**SET EXERCISE:**
Your task is to retype the lines from the opening of the material through the line that includes "15.5, 15.75, 16];". Do not copy the pictures.

**INFORMATION SHOWN:**

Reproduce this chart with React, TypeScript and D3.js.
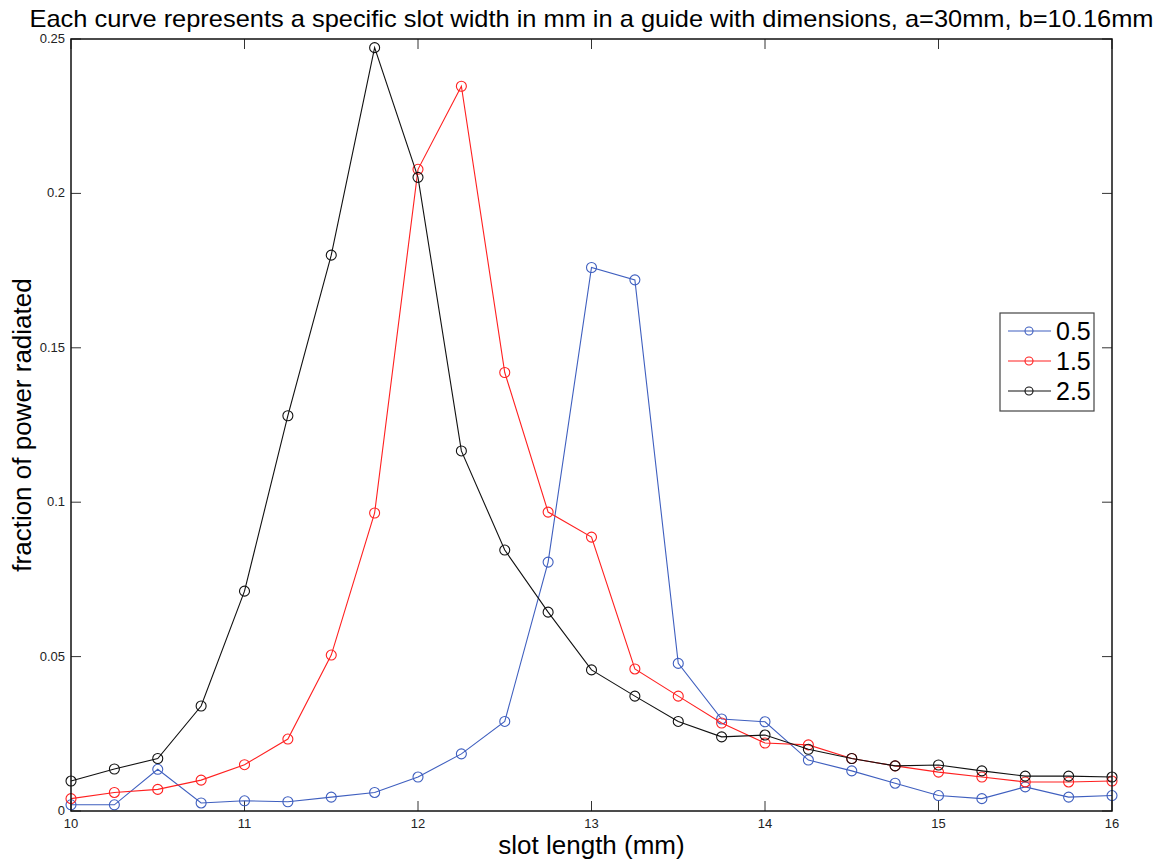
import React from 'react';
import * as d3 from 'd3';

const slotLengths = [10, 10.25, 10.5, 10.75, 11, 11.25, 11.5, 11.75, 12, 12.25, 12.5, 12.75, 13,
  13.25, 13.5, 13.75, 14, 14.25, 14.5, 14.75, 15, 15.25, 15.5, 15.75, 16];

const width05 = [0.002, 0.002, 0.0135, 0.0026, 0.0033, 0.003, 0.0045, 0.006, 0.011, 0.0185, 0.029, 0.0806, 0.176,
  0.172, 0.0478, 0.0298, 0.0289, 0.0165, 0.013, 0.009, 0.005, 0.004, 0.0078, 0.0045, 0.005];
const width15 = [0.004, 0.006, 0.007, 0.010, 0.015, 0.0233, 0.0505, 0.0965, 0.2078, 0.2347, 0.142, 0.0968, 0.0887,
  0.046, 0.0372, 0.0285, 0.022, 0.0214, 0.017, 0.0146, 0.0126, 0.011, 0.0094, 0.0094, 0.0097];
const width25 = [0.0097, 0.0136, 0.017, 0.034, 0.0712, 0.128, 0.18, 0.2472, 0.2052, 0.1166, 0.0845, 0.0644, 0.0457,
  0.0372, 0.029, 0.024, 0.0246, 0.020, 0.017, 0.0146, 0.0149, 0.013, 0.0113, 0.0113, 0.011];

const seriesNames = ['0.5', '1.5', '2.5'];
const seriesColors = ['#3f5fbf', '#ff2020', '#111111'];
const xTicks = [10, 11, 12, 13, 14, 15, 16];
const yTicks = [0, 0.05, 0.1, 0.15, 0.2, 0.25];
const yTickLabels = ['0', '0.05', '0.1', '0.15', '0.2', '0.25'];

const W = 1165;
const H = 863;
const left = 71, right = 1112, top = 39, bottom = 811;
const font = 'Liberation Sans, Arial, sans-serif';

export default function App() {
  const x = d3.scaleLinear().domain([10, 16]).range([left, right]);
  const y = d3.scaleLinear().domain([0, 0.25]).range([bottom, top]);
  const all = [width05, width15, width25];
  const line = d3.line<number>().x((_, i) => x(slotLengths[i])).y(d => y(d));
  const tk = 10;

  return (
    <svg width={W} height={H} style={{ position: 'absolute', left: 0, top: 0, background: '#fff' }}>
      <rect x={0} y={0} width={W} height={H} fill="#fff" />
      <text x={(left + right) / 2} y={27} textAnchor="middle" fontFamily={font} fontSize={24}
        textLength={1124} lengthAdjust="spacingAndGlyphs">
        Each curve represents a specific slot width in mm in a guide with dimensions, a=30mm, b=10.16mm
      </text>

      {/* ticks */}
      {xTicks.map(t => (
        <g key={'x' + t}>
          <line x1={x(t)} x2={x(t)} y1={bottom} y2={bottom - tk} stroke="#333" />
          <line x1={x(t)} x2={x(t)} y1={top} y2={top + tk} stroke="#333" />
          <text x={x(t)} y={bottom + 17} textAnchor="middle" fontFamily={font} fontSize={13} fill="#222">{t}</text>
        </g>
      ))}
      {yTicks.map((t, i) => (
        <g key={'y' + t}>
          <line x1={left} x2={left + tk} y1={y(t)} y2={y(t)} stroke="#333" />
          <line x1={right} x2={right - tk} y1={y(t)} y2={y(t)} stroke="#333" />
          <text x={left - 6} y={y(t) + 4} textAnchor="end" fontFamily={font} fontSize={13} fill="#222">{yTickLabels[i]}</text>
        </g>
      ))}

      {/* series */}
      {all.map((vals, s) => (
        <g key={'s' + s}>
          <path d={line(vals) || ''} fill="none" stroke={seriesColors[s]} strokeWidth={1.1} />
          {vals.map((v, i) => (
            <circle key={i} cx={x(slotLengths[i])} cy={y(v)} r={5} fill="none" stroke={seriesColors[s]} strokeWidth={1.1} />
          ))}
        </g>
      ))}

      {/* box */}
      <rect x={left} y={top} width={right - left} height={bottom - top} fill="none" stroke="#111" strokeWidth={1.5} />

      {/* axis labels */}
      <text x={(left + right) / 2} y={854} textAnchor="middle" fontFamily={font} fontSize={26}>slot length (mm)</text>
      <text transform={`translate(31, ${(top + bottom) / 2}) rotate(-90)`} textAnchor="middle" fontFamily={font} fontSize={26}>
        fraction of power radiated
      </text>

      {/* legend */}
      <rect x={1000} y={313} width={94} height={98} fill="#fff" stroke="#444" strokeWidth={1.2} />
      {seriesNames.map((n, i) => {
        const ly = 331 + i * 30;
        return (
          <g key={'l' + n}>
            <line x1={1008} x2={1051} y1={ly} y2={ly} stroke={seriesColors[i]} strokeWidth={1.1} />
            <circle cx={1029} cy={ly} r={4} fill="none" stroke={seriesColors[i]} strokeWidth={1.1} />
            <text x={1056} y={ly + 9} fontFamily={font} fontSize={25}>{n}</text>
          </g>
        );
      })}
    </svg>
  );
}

**SOLUTION TO THE EXERCISE:**
Reproduce this chart with React, TypeScript and D3.js.
import React from 'react';
import * as d3 from 'd3';

const slotLengths = [10, 10.25, 10.5, 10.75, 11, 11.25, 11.5, 11.75, 12, 12.25, 12.5, 12.75, 13,
  13.25, 13.5, 13.75, 14, 14.25, 14.5, 14.75, 15, 15.25, 15.5, 15.75, 16];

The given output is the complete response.